These days I often find myself called up and pulled out of the workaday world, suddenly shaken from the simplicity and superficiality of going about my regular chores or watching TV or driving down the road. From thinking about what to add to my grocery list or whether I should take the interstate or a side street to get to my destination, I will suddenly be caught up in a whirlwind that I can neither resist nor direct. The intense emotion that the whirlwind sets off will be overwhelming, and something that is commonly held in abeyance in the very depths of my being will rush out and expand up and cover everything I know. But whether this whirlwind will carry me to a bright recognition of the oneness and wonder of all that is or to the dark of a fathomless grief is always the question.
I know this fathomless grief well. I know the sorrow of walking through the world without the one person who helped me feel steady and whole. I know the anguish of realizing that if I could see inside all the houses in my own neighborhood I would see abuse and isolation and despair. I know the agony of not being able to escape from the sense that the world holds more brokenness than beauty, more hurting than healing. I have lived inside this grief for days and weeks on end, and been unable to escape its dark clutches. I have even welcomed it, and made it my friend, and recognized that I can no more run away from it than I can leave behind my arms or legs. I don't live within it every minute now, but at the oddest moments it still claims its right to hold me.

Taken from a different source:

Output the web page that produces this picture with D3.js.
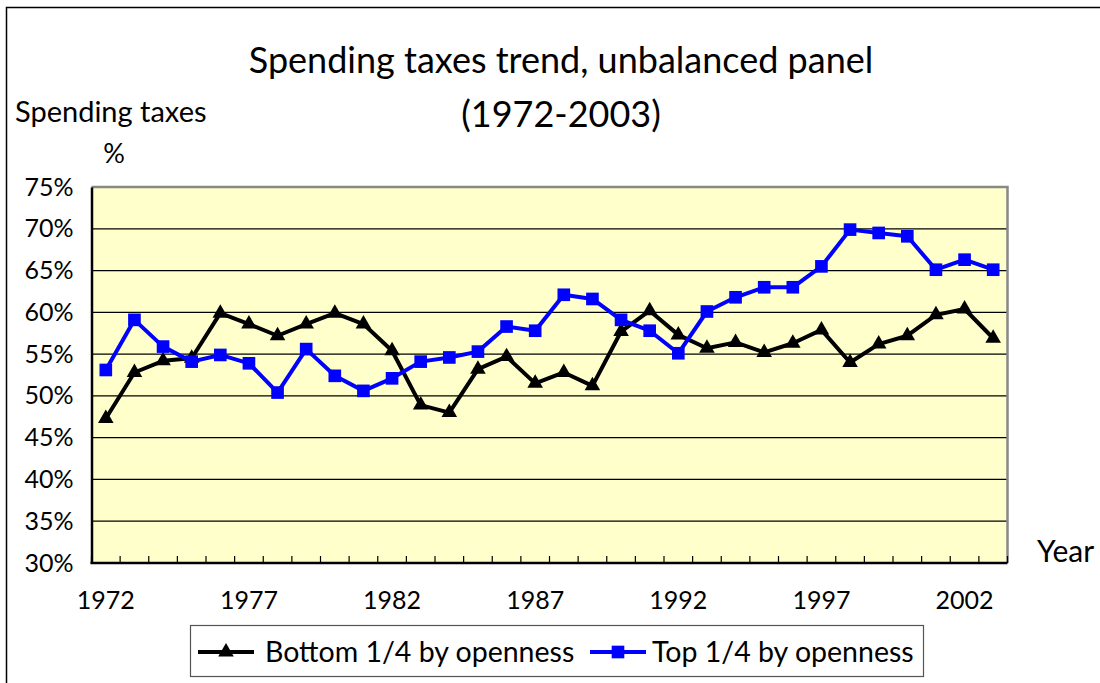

I felt the deluge of this grief yesterday as I lay in the deep relaxation pose sivasana in a yoga class. From the calm and peace of enjoying my well-won rest, I was suddenly shot through with sorrow, wrenching heartache echoing through my body. I could only lay there with it, allowing it be, waiting for it to pass. It did not leave as quickly as it came on; it never does.
This sense of being transfixed by something welling up from the center of my being - it comes both in this grief and in that unitive experience where the boundaries of self and other disappear. Are they related? Has the long-time experience of one been a preparation for the other? Maybe the overwhelming sorrow is a clearing out and burning away of fear and longing; maybe I will plunge into the fathomless grief until I truly understand that it is not fathomless, that beneath and beyond it lies the oneness I have also come to know. Maybe both are grace pouring down upon me, neither warranted nor attained, and I simply need to accept them.